- Queer storytelling in Nigeria faces physical and political risks, including censorship and threats of arrest.
- AI systems train on publicly available, digitized content; thus, content suppressed or kept private for safety risks exclusion from future knowledge.
- Digital exclusion leads to a cycle where AI reinforces societal gaps by failing to reflect the existence of marginalized communities.
- Preservation and strategic documentation are now essential for ensuring queer life is legible to the technologies shaping cultural memory.
The Cost of Censorship
- Filmmaker Pamela Adie faced public threats from Nigeria's National Film and Video Censors Board after releasing "ìfé," a film about a same-sex relationship.
- Physical spaces for queer organizing, such as those used by Pride in Lagos organizer Olutimileyin Kayode, are frequently raided or lost, destroying records of queer life.
- Because safety requires private, limited-access distribution, much of this history remains invisible to public-facing data crawlers.
The Algorithmic Gap
- AI models cannot differentiate between "absent" data and "suppressed" data; they assume missing content implies non-existence.
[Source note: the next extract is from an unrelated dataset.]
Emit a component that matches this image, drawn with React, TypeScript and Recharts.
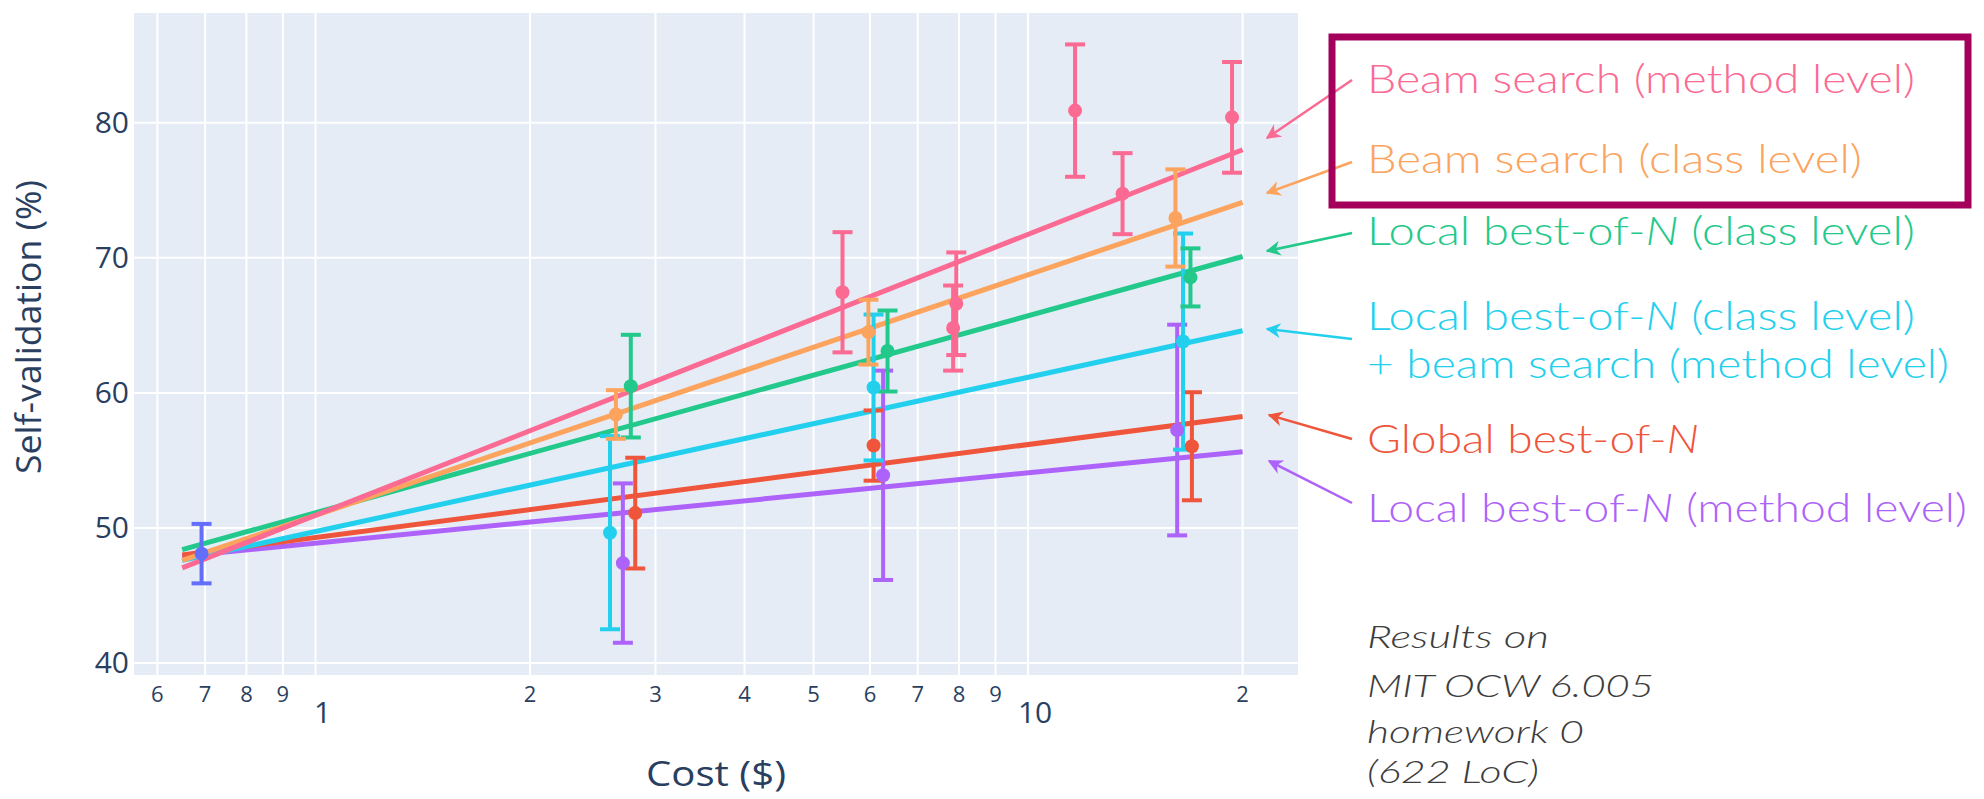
import React from "react";
import {
    ScatterChart,
    Scatter,
    XAxis,
    YAxis,
    CartesianGrid,
    ErrorBar,
    ReferenceLine,
} from "recharts";

// axis ticks (log x axis, plotly style minor labels)
const xTicks = [0.6, 0.7, 0.8, 0.9, 1, 2, 3, 4, 5, 6, 7, 8, 9, 10, 20];
const xTickLabels = ["6", "7", "8", "9", "1", "2", "3", "4", "5", "6", "7", "8", "9", "10", "2"];
const xMajorTicks = [1, 10];
const yTicks = [40, 50, 60, 70, 80];

// measured points: x = cost ($), y = self-validation (%), err = +/- error
const beamMethod = [
    { x: 5.49, y: 67.45, err: 4.45 },
    { x: 7.93, y: 66.6, err: 3.8 },
    { x: 7.85, y: 64.8, err: 3.15 },
    { x: 11.64, y: 80.9, err: 4.9 },
    { x: 13.57, y: 74.75, err: 3.0 },
    { x: 19.33, y: 80.4, err: 4.1 },
];
const beamClass = [
    { x: 2.64, y: 58.4, err: 1.8 },
    { x: 5.97, y: 64.5, err: 2.4 },
    { x: 16.1, y: 72.95, err: 3.6 },
];
const localClass = [
    { x: 2.77, y: 60.5, err: 3.8 },
    { x: 6.35, y: 63.1, err: 3.0 },
    { x: 16.9, y: 68.55, err: 2.15 },
];
const localClassBeam = [
    { x: 2.59, y: 49.65, err: 7.15 },
    { x: 6.07, y: 60.4, err: 5.4 },
    { x: 16.5, y: 63.8, err: 8.0 },
];
const globalBest = [
    { x: 2.81, y: 51.1, err: 4.1 },
    { x: 6.07, y: 56.1, err: 2.6 },
    { x: 16.98, y: 56.05, err: 4.0 },
];
const localMethod = [
    { x: 2.7, y: 47.4, err: 5.9 },
    { x: 6.26, y: 53.9, err: 7.75 },
    { x: 16.19, y: 57.25, err: 7.8 },
];
const basePoint = [{ x: 0.692, y: 48.1, err: 2.2 }];

// fitted trend lines (start / end)
const fitBeamMethod = [{ x: 0.65, y: 47.05 }, { x: 20, y: 78.0 }];
const fitBeamClass = [{ x: 0.65, y: 47.6 }, { x: 20, y: 74.1 }];
const fitLocalClass = [{ x: 0.65, y: 48.4 }, { x: 20, y: 70.1 }];
const fitLocalClassBeam = [{ x: 0.65, y: 47.6 }, { x: 20, y: 64.6 }];
const fitGlobal = [{ x: 0.65, y: 48.0 }, { x: 20, y: 58.25 }];
const fitLocalMethod = [{ x: 0.65, y: 47.9 }, { x: 20, y: 55.65 }];

const PINK = "#fb6a93";
const ORANGE = "#fca35d";
const GREEN = "#22c98a";
const CYAN = "#22d0ee";
const RED = "#ef553b";
const PURPLE = "#ad63f9";
const BLUE = "#636efa";
const AXIS_TEXT = "#2a3f5f";
const AXIS_FONT = "'Open Sans', sans-serif";

const series = [
    { name: "base", data: basePoint, fit: null, color: BLUE },
    { name: "localMethod", data: localMethod, fit: fitLocalMethod, color: PURPLE },
    { name: "global", data: globalBest, fit: fitGlobal, color: RED },
    { name: "localClassBeam", data: localClassBeam, fit: fitLocalClassBeam, color: CYAN },
    { name: "localClass", data: localClass, fit: fitLocalClass, color: GREEN },
    { name: "beamClass", data: beamClass, fit: fitBeamClass, color: ORANGE },
    { name: "beamMethod", data: beamMethod, fit: fitBeamMethod, color: PINK },
];

const XTick = ({ x, y, payload }: any) => {
    const i = xTicks.indexOf(payload.value);
    const major = xMajorTicks.includes(payload.value);
    return (
        <text
            x={x + (major ? 7 : 0)}
            y={y + (major ? 47 : 26)}
            textAnchor="middle"
            fill={AXIS_TEXT}
            fontSize={major ? 30 : 22}
            fontFamily={AXIS_FONT}
        >
            {xTickLabels[i]}
        </text>
    );
};

const YTick = ({ x, y, payload }: any) => (
    <text
        x={x}
        y={y + 10}
        textAnchor="end"
        fill={AXIS_TEXT}
        fontSize={30}
        fontFamily={AXIS_FONT}
    >
        {payload.value}
    </text>
);

const XTitle = ({ viewBox }: any) => (
    <text
        x={viewBox.x + viewBox.width / 2}
        y={786}
        textAnchor="middle"
        fill={AXIS_TEXT}
        fontSize={35}
        fontFamily={AXIS_FONT}
        textLength={140}
        lengthAdjust="spacingAndGlyphs"
    >
        Cost ($)
    </text>
);

const YTitle = ({ viewBox }: any) => {
    const cy = viewBox.y + viewBox.height / 2 - 17;
    return (
        <text
            x={41}
            y={cy}
            transform={`rotate(-90 41 ${cy})`}
            textAnchor="middle"
            fill={AXIS_TEXT}
            fontSize={35}
            fontFamily={AXIS_FONT}
            textLength={294}
            lengthAdjust="spacingAndGlyphs"
        >
            Self-validation (%)
        </text>
    );
};

const Dot = (color: string) => (props: any) =>
    <circle cx={props.cx} cy={props.cy} r={7} fill={color} />;

const labelFont = "Lato, 'Noto Sans', sans-serif";

const Label = ({ y, fill, len, children }: any) => (
    <text x={1367} y={y} fill={fill} textLength={len} lengthAdjust="spacingAndGlyphs">
        {children}
    </text>
);

const Annotations = () => (
    <svg
        width={1984}
        height={799}
        style={{ position: "absolute", left: 0, top: 0, pointerEvents: "none" }}
    >
        <defs>
            {[PINK, ORANGE, GREEN, CYAN, RED, PURPLE].map((c, i) => (
                <marker
                    key={i}
                    id={`arrow-${i}`}
                    viewBox="0 0 10 10"
                    refX="9"
                    refY="5"
                    markerWidth="6"
                    markerHeight="6"
                    orient="auto"
                >
                    <path d="M0,0 L10,5 L0,10 L3,5 z" fill={c} />
                </marker>
            ))}
        </defs>
        <line x1={1352} y1={80} x2={1267} y2={138} stroke={PINK} strokeWidth={2.5} markerEnd="url(#arrow-0)" />
        <line x1={1352} y1={162} x2={1267} y2={193} stroke={ORANGE} strokeWidth={2.5} markerEnd="url(#arrow-1)" />
        <line x1={1352} y1={233} x2={1267} y2={251} stroke={GREEN} strokeWidth={2.5} markerEnd="url(#arrow-2)" />
        <line x1={1352} y1={339} x2={1267} y2={329} stroke={CYAN} strokeWidth={2.5} markerEnd="url(#arrow-3)" />
        <line x1={1352} y1={439} x2={1269} y2={415} stroke={RED} strokeWidth={2.5} markerEnd="url(#arrow-4)" />
        <line x1={1352} y1={503} x2={1269} y2={461} stroke={PURPLE} strokeWidth={2.5} markerEnd="url(#arrow-5)" />

        <rect x={1332} y={37} width={636} height={168} fill="none" stroke="#a4005b" strokeWidth={7} />

        <g fontFamily={labelFont} fontSize={40} fontWeight={300}>
            <Label y={93} fill={PINK} len={548}>Beam search (method level)</Label>
            <Label y={173} fill={ORANGE} len={495}>Beam search (class level)</Label>
            <Label y={245} fill={GREEN} len={548}>
                Local best-of-<tspan fontStyle="italic">N</tspan> (class level)
            </Label>
            <Label y={330} fill={CYAN} len={548}>
                Local best-of-<tspan fontStyle="italic">N</tspan> (class level)
            </Label>
            <Label y={378} fill={CYAN} len={582}>+ beam search (method level)</Label>
            <Label y={453} fill={RED} len={332}>
                Global best-of-<tspan fontStyle="italic">N</tspan>
            </Label>
            <Label y={522} fill={PURPLE} len={600}>
                Local best-of-<tspan fontStyle="italic">N</tspan> (method level)
            </Label>
        </g>
        <g fontFamily={labelFont} fontSize={31} fontStyle="italic" fontWeight={300} fill="#3d3d3d">
            <Label y={648} len={182}>Results on</Label>
            <Label y={697} len={287}>MIT OCW 6.005</Label>
            <Label y={743} len={217}>homework 0</Label>
            <Label y={783} len={172}>(622 LoC)</Label>
        </g>
    </svg>
);

const App = () => {
    return (
        <div style={{ position: "absolute", left: 0, top: 0, width: 1984, height: 799, background: "#fff" }}>
            <ScatterChart
                width={1984}
                height={799}
                margin={{ top: 12, right: 685, bottom: 0, left: 0 }}
            >
                <CartesianGrid fill="#E5ECF6" stroke="#ffffff" strokeWidth={2} />
                <XAxis
                    type="number"
                    dataKey="x"
                    scale="log"
                    domain={[0.5545, 24]}
                    allowDataOverflow
                    ticks={xTicks}
                    interval={0}
                    height={123}
                    tickSize={0}
                    tickMargin={0}
                    axisLine={false}
                    tickLine={false}
                    tick={(p: any) => <XTick {...p} />}
                    label={{ content: (p: any) => <XTitle {...p} /> }}
                />
                <YAxis
                    type="number"
                    dataKey="y"
                    domain={[39.04, 88.2]}
                    allowDataOverflow
                    ticks={yTicks}
                    width={133}
                    tickSize={0}
                    tickMargin={4}
                    axisLine={false}
                    tickLine={false}
                    tick={(p: any) => <YTick {...p} />}
                    label={{ content: (p: any) => <YTitle {...p} /> }}
                />
                {series.map((s) =>
                    s.fit ? (
                        <ReferenceLine
                            key={`fit-${s.name}`}
                            segment={s.fit}
                            stroke={s.color}
                            strokeWidth={5}
                        />
                    ) : null
                )}
                {series.map((s) => (
                    <Scatter
                        key={s.name}
                        name={s.name}
                        data={s.data}
                        fill={s.color}
                        shape={Dot(s.color)}
                        isAnimationActive={false}
                    >
                        <ErrorBar
                            dataKey="err"
                            direction="y"
                            width={10}
                            stroke={s.color}
                            strokeWidth={4}
                            isAnimationActive={false}
                        />
                    </Scatter>
                ))}
            </ScatterChart>
            <Annotations />
        </div>
    );
};

export default App;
- Without proactive documentation, future AI will generate a version of Nigerian queer life that is distorted, incomplete, or entirely missing.
- Independent platforms, such as the re-imagined EhTv Network archive, are critical for moving queer history from ephemeral, private spheres into sustainable, accessible records.
Strategic Resistance
- Filmmakers like Chinazaekpere Chukwu rely on international festival recognition to force domestic visibility, as local gatekeepers often ignore local stories until they receive global validation.
- Storytelling is moving beyond creative expression to become infrastructural work—a means to ensure that silenced narratives remain retrievable for future generations.